Grand County, Utah Affirms Support for Moab Master Leasing Plan
County Council approves letter to Interior Secretary Ryan Zinke urging use of planning tool
Utah’s Grand County Council voted to send a letter to Interior Secretary Ryan Zinke, asking him to uphold the locally-driven Moab Master Leasing Plan (MLP). The Bureau of Land Management (BLM) plan, which is the result of several years of planning and a robust stakeholder process, zones the area around Moab in order to balance the management of resource extraction with recreation assets. The Moab MLP, which encompasses 785,000 acres of public land, has been endorsed by 75 local businesses, as well as the City of Moab and previous iterations of the Grand County Council.

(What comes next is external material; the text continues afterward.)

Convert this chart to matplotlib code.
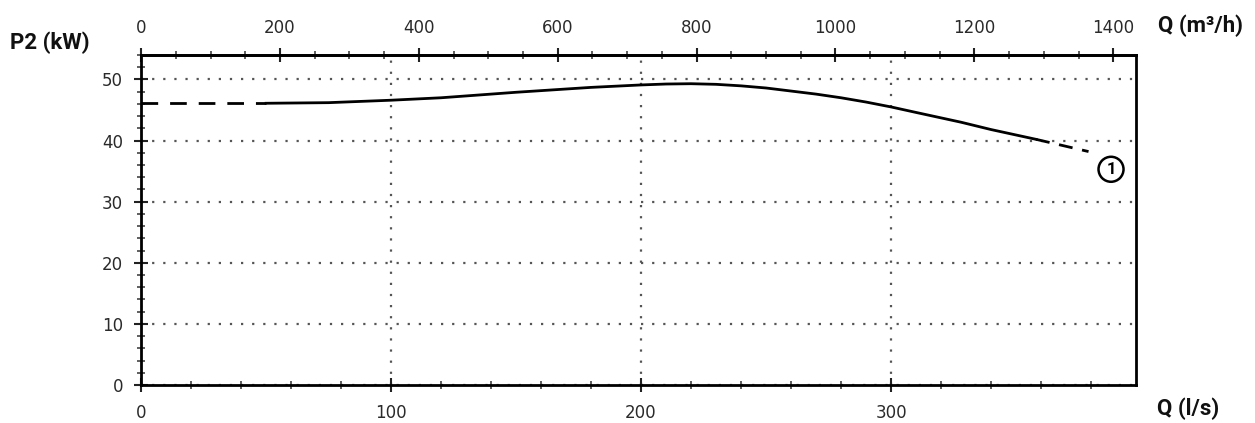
import matplotlib
matplotlib.use("Agg")
import matplotlib.pyplot as plt
from matplotlib.ticker import MultipleLocator

# Data (Q in l/s, P2 in kW)
q_dash_lo = [0, 50]
p_dash_lo = [46.1, 46.1]
q_solid = [50, 75, 100, 120, 150, 180, 200, 210, 220, 230, 240, 250, 260, 270,
           280, 290, 300, 310, 328, 340, 358]
p_solid = [46.1, 46.2, 46.6, 47.0, 47.9, 48.7, 49.1, 49.25, 49.3, 49.2, 48.95, 48.6,
           48.1, 47.6, 47.0, 46.3, 45.5, 44.6, 43.0, 41.8, 40.2]
q_dash_hi = [358, 379]
p_dash_hi = [40.2, 38.2]

x_ticks = [0, 100, 200, 300]
y_ticks = [0, 10, 20, 30, 40, 50]
top_ticks = [0, 200, 400, 600, 800, 1000, 1200, 1400]

fig = plt.figure(figsize=(12.55, 4.23), dpi=100)
ax = fig.add_axes([0.1124, 0.0898, 0.7928, 0.7802])

lw = 2.0
ax.plot(q_dash_lo, p_dash_lo, color="black", lw=lw, dashes=(6, 4.3))
ax.plot(q_solid, p_solid, color="black", lw=lw)
ax.plot(q_dash_hi, p_dash_hi, color="black", lw=lw, dashes=(5, 3.5))

ax.set_xlim(0, 398)
ax.set_ylim(0, 54)
ax.set_xticks(x_ticks)
ax.set_yticks(y_ticks)
ax.xaxis.set_minor_locator(MultipleLocator(20))
ax.yaxis.set_minor_locator(MultipleLocator(2))
ax.grid(True, which="major", color="#555555", linestyle=(0, (1, 4)), lw=1.6)

for s in ax.spines.values():
    s.set_linewidth(2.0)
    s.set_color("black")

tick_col = "#2a2a2a"
ax.tick_params(axis="both", which="major", direction="inout", length=10, width=1.5,
               labelsize=12, labelcolor=tick_col, color="#222222")
ax.tick_params(axis="both", which="minor", direction="inout", length=6, width=1.2,
               color="#444444")
ax.tick_params(axis="x", which="major", pad=9)
ax.tick_params(axis="y", which="major", pad=8)

sec = ax.secondary_xaxis("top", functions=(lambda x: x * 3.6, lambda x: x / 3.6))
sec.set_xticks(top_ticks)
sec.xaxis.set_minor_locator(MultipleLocator(50))
sec.spines["top"].set_linewidth(2.0)
sec.tick_params(axis="x", which="major", direction="inout", length=10, width=1.5,
                labelsize=12, labelcolor=tick_col, pad=8, color="#222222")
sec.tick_params(axis="x", which="minor", direction="inout", length=6, width=1.2,
                color="#444444")

lab = dict(fontsize=16, fontweight="bold", family="Roboto", color="#111111")
fig.text(10 / 1255, 1 - 43 / 423, "P2 (kW)", ha="left", va="center", **lab)
fig.text(1158 / 1255, 1 - 26 / 423, "Q (m³/h)", ha="left", va="center", **lab)
fig.text(1157 / 1255, 1 - 409 / 423, "Q (l/s)", ha="left", va="center", **lab)

ax.text(388, 35.3, "1", ha="center", va="center", fontsize=12, fontweight="bold",
        family="Roboto",
        bbox=dict(boxstyle="circle,pad=0.3", fc="white", ec="black", lw=1.8))

fig.savefig("out.png", dpi=100)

The plan was finalized in 2016.
The letter, approved by the council urged Zinke to consider impacts development has on the recreation economy, as well as the MLP process itself, saying, “Given the investment of time and energy by so many crucial stakeholders in achieving a positive outcome with the MLP, it is critical that BLM now implement the MLP in accordance with the protections that were adopted in that plan,” the council states. “This means including the measures that are designed to protect our area’s national parks, recreation resources, and scenic public lands while also supporting the oil and gas development that is important to our community.” Moab area businesses demonstrated strong support to the County Council for the Moab MLP, noting that “It is possible for extraction and recreation to coexist — the Moab MLP proves it.”
The MLP includes stipulations on surface occupancy and other measures designed to limit the impacts of oil and gas drilling on the local recreation and tourism economy. As recreation continues to grow as an economic driver throughout the nation, planning is necessary to ensure the most efficient use of the landscape, and the most economic impact for local communities.
An upcoming lease sale in March 2018 will include some lands within the MLP area, and this lease will be an important test whether the Bureau of Land Management will appropriately follow the stipulations in the plan.